I am also terrible at parking and backing up. Luckily my van is equipped with back up sensors that I am sure have saved a few pedestrians and mailboxes. I try though, honestly I try.

Yesterday I decided I would park behind the store because I had no parking pass and was already slapped with a parking ticket last week (oh, the joys of a small town). Doesn't sound too dangerous right? Well behind the store there is an alley and two spaces that are flanked by two very ominous brick walls. I had a hard enough time getting my van (which by the way is the widest on the market) into the space and straight. I honestly didn't have a clue how I was going to get it out.

When it was nearing closing time, I opened the back door to take stock of my situation.

Screwed.

The tenant above the store that owns the other parking space had slipped her SUV in (I have no clue how) at some point.

Remember now, there are walls on either side of us and a nice brick wall on the other side of a VERY NARROW alley. And let us not forget the fact that... well HELL... I'm not a good driver!

So while I am debating how I can airlift my van out or maybe just sleep in the back of the store for a night, a friend stops in to say hello. I show him my dire situation. And he laughs. Pretty much at me.

And after he is done laughing, he agrees to help try to rescue my wide-ass van from its tiny hole. And he spends about 10 minutes and completes what I believe to be a 94 point turn.

And voila... my van is free! And will never be parked back there again. Go ahead Town of Culpeper... feel free to ticket my illegally parked van that is comfortably situated in a VERY open space with no brick walls or oppressive SUV's!

Monday, July 11, 2011

I. Hate. The. Dentist.

So much that I haven't been in two years.

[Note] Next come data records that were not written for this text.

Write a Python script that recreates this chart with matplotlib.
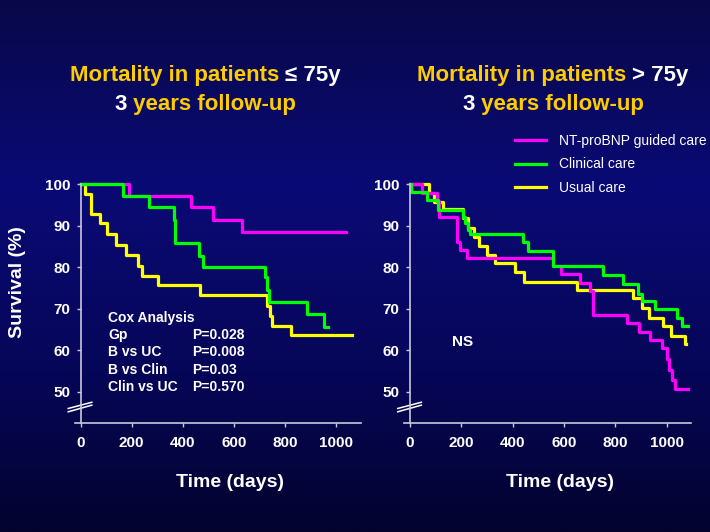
import numpy as np
import matplotlib
matplotlib.use("Agg")
import matplotlib.pyplot as plt

plt.rcParams['font.family'] = ['Liberation Sans', 'DejaVu Sans']

# --- datos ---
# <= 75 anos
le_nt_t = [0, 191, 432, 519, 632, 1036]
le_nt_s = [100, 97.1, 94.5, 91.5, 88.6, 88.6]
le_cl_t = [0, 167, 268, 366, 370, 463, 480, 721, 730, 736, 886, 951, 968]
le_cl_s = [100, 97.1, 94.5, 91.4, 85.8, 82.8, 80.2, 77.6, 74.5, 71.6, 68.7, 65.7, 65.7]
le_uc_t = [0, 18, 41, 76, 102, 137, 176, 226, 239, 304, 467, 728, 742, 750, 823, 1059]
le_uc_s = [100, 97.7, 92.8, 90.6, 88.0, 85.5, 83.0, 80.3, 78.0, 75.7, 73.3, 70.7, 68.3, 65.9, 63.6, 63.6]

# > 75 anos
gt_nt_t = [0, 45, 105, 112, 182, 195, 221, 555, 588, 660, 700, 714, 844, 893, 935, 980,
           1000, 1008, 1020, 1033, 1084]
gt_nt_s = [100, 98.0, 96.0, 92.1, 86.2, 84.2, 82.2, 80.4, 78.5, 76.3, 74.4, 68.5, 66.5, 64.5,
           62.5, 60.5, 58.0, 55.3, 52.8, 50.7, 50.7]
gt_cl_t = [0, 3, 65, 110, 208, 215, 225, 232, 441, 461, 558, 753, 831, 889, 902, 954, 1039, 1058, 1084]
gt_cl_s = [100, 98.2, 96.2, 93.8, 92.2, 90.6, 89.0, 88.0, 86.2, 84.0, 80.3, 78.1, 76.0, 73.7,
           72.0, 70.0, 67.7, 65.9, 65.9]
gt_uc_t = [0, 74, 95, 130, 208, 225, 250, 270, 300, 331, 409, 442, 652, 869, 902, 930, 985,
           1015, 1072, 1076]
gt_uc_s = [100, 97.8, 95.8, 94.0, 91.8, 89.6, 87.3, 85.2, 83.0, 81.0, 78.9, 76.5, 74.5, 72.5,
           70.1, 67.8, 65.9, 63.5, 61.5, 61.5]

x_ticks = [0, 200, 400, 600, 800, 1000]
y_ticks = [50, 60, 70, 80, 90, 100]
leyenda = ['NT-proBNP guided care', 'Clinical care', 'Usual care']
cox_lbl = ['Gp', 'B vs UC', 'B vs Clin', 'Clin vs UC']
cox_p = ['P=0.028', 'P=0.008', 'P=0.03', 'P=0.570']

MAG, VER, AMA = '#ff00ff', '#00ff00', '#ffff00'
ORO = '#ffcc00'
EJE = '#c8c8dc'
W, H = 710, 532

fig = plt.figure(figsize=(7.1, 5.32), dpi=100)

# fondo degradado azul
bg = fig.add_axes([0, 0, 1, 1], zorder=-10)
pos = np.linspace(0, 1, 256)
r = np.interp(pos, [0, 0.35, 0.7, 1], [8, 10, 6, 3])
g = np.interp(pos, [0, 0.35, 0.7, 1], [8, 10, 6, 3])
b = np.interp(pos, [0, 0.35, 0.7, 1], [72, 118, 88, 45])
img = np.stack([r, g, b], axis=1)[:, None, :] / 255.0
bg.imshow(img, aspect='auto', extent=[0, 1, 0, 1])
bg.axis('off')


def armar_panel(ax):
    ax.set_facecolor('none')
    ax.set_xlim(-22, 1095)
    ax.set_ylim(42.5, 101)
    for s in ['top', 'right']:
        ax.spines[s].set_visible(False)
    ax.spines['left'].set_position(('data', 0))
    ax.spines['left'].set_bounds(42.5, 100)
    for s in ['left', 'bottom']:
        ax.spines[s].set_color(EJE)
        ax.spines[s].set_linewidth(1.2)
    ax.set_xticks(x_ticks)
    ax.set_yticks(y_ticks)
    ax.tick_params(axis='both', direction='out', length=3, width=1, color=EJE,
                   labelcolor='white', labelsize=11)
    ax.tick_params(axis='y', pad=4.5)
    ax.tick_params(axis='x', pad=6.5)
    for lb in ax.get_xticklabels() + ax.get_yticklabels():
        lb.set_fontweight('bold')
    # marca de corte del eje
    ax.plot([-48, 44], [45.2, 46.8], color='white', lw=1.1, clip_on=False)
    ax.plot([-48, 44], [46.0, 47.5], color='white', lw=1.1, clip_on=False)


ax1 = fig.add_axes([74.9 / W, 1 - 423 / H, 285.9 / W, 242.8 / H])
ax2 = fig.add_axes([404.4 / W, 1 - 423 / H, 286.8 / W, 242.8 / H])
armar_panel(ax1)
armar_panel(ax2)

lw = 2.3
ax1.step(le_uc_t, le_uc_s, where='post', color=AMA, lw=lw)
ax1.step(le_nt_t, le_nt_s, where='post', color=MAG, lw=lw)
ax1.step(le_cl_t, le_cl_s, where='post', color=VER, lw=lw)

l3, = ax2.step(gt_uc_t, gt_uc_s, where='post', color=AMA, lw=lw)
l1, = ax2.step(gt_nt_t, gt_nt_s, where='post', color=MAG, lw=lw)
l2, = ax2.step(gt_cl_t, gt_cl_s, where='post', color=VER, lw=lw)

fig.legend([l1, l2, l3], leyenda, loc='upper left',
           bbox_to_anchor=(515 / W, 1 - 134 / H), bbox_transform=fig.transFigure,
           frameon=False, borderpad=0, borderaxespad=0, handlelength=2.2,
           handletextpad=0.95, labelspacing=0.68, labelcolor='white',
           prop={'size': 10})

# texto Cox
ys = [318, 335, 352, 370, 387]
fig.text(108 / W, 1 - ys[0] / H, 'Cox Analysis', color='white', fontsize=10,
         fontweight='bold', va='center')
for i in range(4):
    fig.text(108 / W, 1 - ys[i + 1] / H, cox_lbl[i], color='white', fontsize=10,
             fontweight='bold', va='center')
    fig.text(192 / W, 1 - ys[i + 1] / H, cox_p[i], color='white', fontsize=10,
             fontweight='bold', va='center')

fig.text(463 / W, 1 - 342 / H, 'NS', color='white', fontsize=11,
         fontweight='bold', ha='center', va='center')


# titulos con dos colores
def texto_partes(xc, yb, partes, size=16):
    rend = fig.canvas.get_renderer()
    objs = []
    anchos = []
    for s, c in partes:
        t = fig.text(0, 1 - yb / H, s, color=c, fontsize=size, fontweight='bold',
                     va='baseline', ha='left')
        objs.append(t)
        anchos.append(t.get_window_extent(rend).width)
    x = xc - sum(anchos) / 2
    for t, a in zip(objs, anchos):
        t.set_x(x / W)
        x += a


texto_partes(205, 80.7, [('Mortality in patients ', ORO), ('\u2264 75y', 'white')])
texto_partes(205, 110, [('3', 'white'), (' years follow-up', ORO)])
texto_partes(553, 80.7, [('Mortality in patients ', ORO), ('> 75y', 'white')])
texto_partes(553, 110, [('3', 'white'), (' years follow-up', ORO)])

fig.text(18 / W, 1 - 282 / H, 'Survival (%)', color='white', fontsize=14,
         fontweight='bold', rotation=90, ha='center', va='center')
fig.text(230 / W, 1 - 486.7 / H, 'Time (days)', color='white', fontsize=14,
         fontweight='bold', ha='center', va='baseline')
fig.text(560 / W, 1 - 486.7 / H, 'Time (days)', color='white', fontsize=14,
         fontweight='bold', ha='center', va='baseline')

fig.savefig('out.png', dpi=100)
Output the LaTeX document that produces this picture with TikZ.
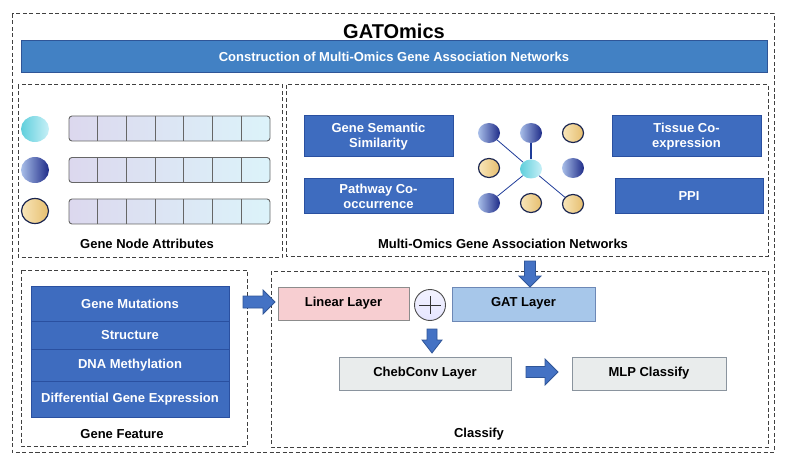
\documentclass[tikz,border=0pt]{standalone}
\usepackage{fontspec}
\setmainfont{Liberation Sans}
\usetikzlibrary{shapes.geometric}
\definecolor{bannerblue}{HTML}{4281C4}
\definecolor{boxblue}{HTML}{3E6CBF}
\definecolor{boxline}{HTML}{2A50A0}
\definecolor{arrowblue}{HTML}{4472C4}
\definecolor{arrowline}{HTML}{2F5597}
\definecolor{linpink}{HTML}{F7CED1}
\definecolor{gatblue}{HTML}{A7C7EA}
\definecolor{chebgray}{HTML}{E9ECEC}
\definecolor{chebline}{HTML}{8A949E}
\definecolor{edgeblue}{HTML}{1F3C99}
\definecolor{balldark}{HTML}{1A2550}
\definecolor{cyanleft}{HTML}{5FCFDC}
\definecolor{cyanright}{HTML}{C8F0F7}
\definecolor{blueleft}{HTML}{A9BFE9}
\definecolor{blueright}{HTML}{1E2B88}
\definecolor{tanleft}{HTML}{F8E6BA}
\definecolor{tanright}{HTML}{E6BE6E}
\definecolor{barleft}{HTML}{DCD8EE}
\definecolor{barright}{HTML}{DCF3FA}

\begin{document}
\begin{tikzpicture}[x=1pt,y=-1pt,
	dashbox/.style={draw=black!75, line width=1pt, dash pattern=on 4pt off 2.5pt},
	lbl/.style={font=\bfseries\fontsize{13}{15}\selectfont, text=black},
	bluebox/.style={draw=boxline, fill=boxblue, line width=1pt, text=white, align=center, inner sep=0pt, font=\bfseries\fontsize{13}{15}\selectfont},
	layerbox/.style={draw=black!45, line width=1pt, inner sep=0pt, text height=9pt, text depth=4pt, font=\bfseries\fontsize{13}{15}\selectfont},
	cyanball/.style={ellipse, inner sep=0pt, left color=cyanleft, right color=cyanright},
	blueball/.style={ellipse, inner sep=0pt, left color=blueleft, right color=blueright},
	tanball/.style={ellipse, inner sep=0pt, draw=balldark, line width=1.2pt, left color=tanleft, right color=tanright},
	bar/.style={draw=black!60, line width=0.9pt, rounded corners=3pt, left color=barleft, right color=barright},
	edge/.style={draw=edgeblue, line width=0.8pt},
	blockarrow/.style={fill=arrowblue, draw=arrowline, line width=0.8pt}]
	\useasboundingbox (0,0) rectangle (794,462);
	% Frame and title
	\draw[dashbox] (12,14) rectangle (774,452);
	\node[font=\bfseries\fontsize{20}{24}\selectfont] (title) at (394,31) {GATOmics};
	\node[fill=bannerblue, draw=arrowline, line width=1pt, minimum width=746pt, minimum height=32pt, text=white, font=\bfseries\fontsize{13}{15}\selectfont] (banner) at (394,57) {Construction of Multi-Omics Gene Association Networks};
	% Gene node attributes
	\draw[dashbox] (18,85) rectangle (282,257);
	\node[cyanball, minimum width=28pt, minimum height=26pt] (g1) at (35,129) {};
	\node[blueball, minimum width=28pt, minimum height=26pt] (g2) at (35,170) {};
	\node[tanball, minimum width=27pt, minimum height=25pt] (g3) at (35,211) {};
	\foreach \y in {128.5,170,211.5} {
		\draw[bar] (69,\y-12.5) rectangle (270,\y+12.5);
		\foreach \i in {1,...,6}
			\draw[draw=black!60, line width=0.8pt] (69+\i*28.7,\y-12.5) -- (69+\i*28.7,\y+12.5);
	}
	\node[lbl] (attr) at (147,244) {Gene Node Attributes};
	% Association networks
	\draw[dashbox] (286,85) rectangle (768,256);
	\node[bluebox, minimum width=149pt, minimum height=41pt] (sem) at (378.5,136.5) {Gene Semantic\\Similarity};
	\node[bluebox, minimum width=149pt, minimum height=35pt] (path) at (378.5,196.5) {Pathway Co-\\occurrence};
	\node[bluebox, minimum width=149pt, minimum height=41pt] (tis) at (686.5,136.5) {Tissue Co-\\expression};
	\node[bluebox, minimum width=148pt, minimum height=35pt] (ppi) at (689,196.5) {PPI};
	\node[blueball, minimum width=22pt, minimum height=20pt] (n1) at (489,133) {};
	\node[blueball, minimum width=22pt, minimum height=20pt] (n2) at (531,133) {};
	\node[tanball, minimum width=21pt, minimum height=19pt] (n3) at (573,133) {};
	\node[tanball, minimum width=21pt, minimum height=19pt] (n4) at (489,168) {};
	\node[cyanball, minimum width=22pt, minimum height=19pt] (nc) at (531,169) {};
	\node[blueball, minimum width=22pt, minimum height=20pt] (n6) at (573,168) {};
	\node[blueball, minimum width=22pt, minimum height=20pt] (n7) at (489,203) {};
	\node[tanball, minimum width=21pt, minimum height=19pt] (n8) at (531,203) {};
	\node[tanball, minimum width=21pt, minimum height=19pt] (n9) at (573,204) {};
	\draw[edge] (nc) -- (n1);
	\draw[edge, line width=2pt] (nc) -- (n2);
	\draw[edge] (nc) -- (n7);
	\draw[edge] (nc) -- (n9);
	\node[lbl] (net) at (503,244) {Multi-Omics Gene Association Networks};
	% Gene feature
	\draw[dashbox] (21,270) rectangle (247,446);
	\node[bluebox, minimum width=198pt, minimum height=35pt] (mut) at (130,303.5) {Gene Mutations};
	\node[bluebox, minimum width=198pt, minimum height=28pt] (str) at (130,335) {Structure};
	\node[bluebox, minimum width=198pt, minimum height=32pt] (dna) at (130,365) {DNA Methylation};
	\node[bluebox, minimum width=198pt, minimum height=36pt] (deg) at (130,399) {Differential Gene Expression};
	\node[lbl] (feat) at (122,434) {Gene Feature};
	% Classify
	\draw[dashbox] (271,271) rectangle (768,447);
	\node[layerbox, fill=linpink, minimum width=131pt, minimum height=33pt] (lin) at (343.5,303.5) {Linear Layer};
	\node[circle, draw=black!70, line width=0.9pt, inner sep=0pt, minimum size=31pt, top color=white!95!blue, bottom color=blue!10] (plus) at (430,305) {};
	\draw[black!80, line width=0.8pt] ([xshift=-11pt]plus.center) -- ([xshift=11pt]plus.center);
	\draw[black!80, line width=0.8pt] ([yshift=9pt]plus.center) -- ([yshift=-9pt]plus.center);
	\node[layerbox, draw=arrowline!70, fill=gatblue, minimum width=143pt, minimum height=34pt] (gat) at (523.5,304) {GAT Layer};
	\node[layerbox, fill=chebgray, draw=chebline, minimum width=172pt, minimum height=33pt] (cheb) at (425,373.5) {ChebConv Layer};
	\node[layerbox, fill=chebgray, draw=chebline, minimum width=154pt, minimum height=33pt] (mlp) at (649,373.5) {MLP Classify};
	\node[lbl] (cls) at (479,434) {Classify};
	% Block arrows
	\draw[blockarrow] (243,296) -- (263,296) -- (263,290) -- (275,302) -- (263,314) -- (263,308) -- (243,308) -- cycle;
	\draw[blockarrow] (524.5,261) -- (524.5,276) -- (519,276) -- (530,287) -- (541,276) -- (535.5,276) -- (535.5,261) -- cycle;
	\draw[blockarrow] (427,329) -- (427,340) -- (422,340) -- (432,353) -- (442,340) -- (437,340) -- (437,329) -- cycle;
	\draw[blockarrow] (526,366.5) -- (545,366.5) -- (545,359) -- (558,372) -- (545,385) -- (545,377.5) -- (526,377.5) -- cycle;
\end{tikzpicture}
\end{document}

It is funny how much time can make you forget. Like after childbirth, you forget all about the agony you just went through when you look at that little smiling pudgy face.

I am writing this so I DO NOT FORGET. I hate the dentist. It is agony.

It is a sick and horrible chorus of drills and suction and scraping. It is the nauseating smell of latex gloves. The headache you get from squinting from the either the spotlight they shine on your mouth or to dodge the water sprays. The horrible taste of blood in your mouth. The white knuckles and numb toes from gripping within an inch of your circulation.

And it is the hygienist that smiles and politely asks while digging and prodding and making you bleed if you have been flossing. No bitch, that would be why you are scraping my soul out from between my teeth.

Thankfully the dentist pops in for a 60 second interruption to tell me that I have to get my wisdom teeth pulled. How does she manage that and make the big bucks? What exactly is it that the dentist DOES?!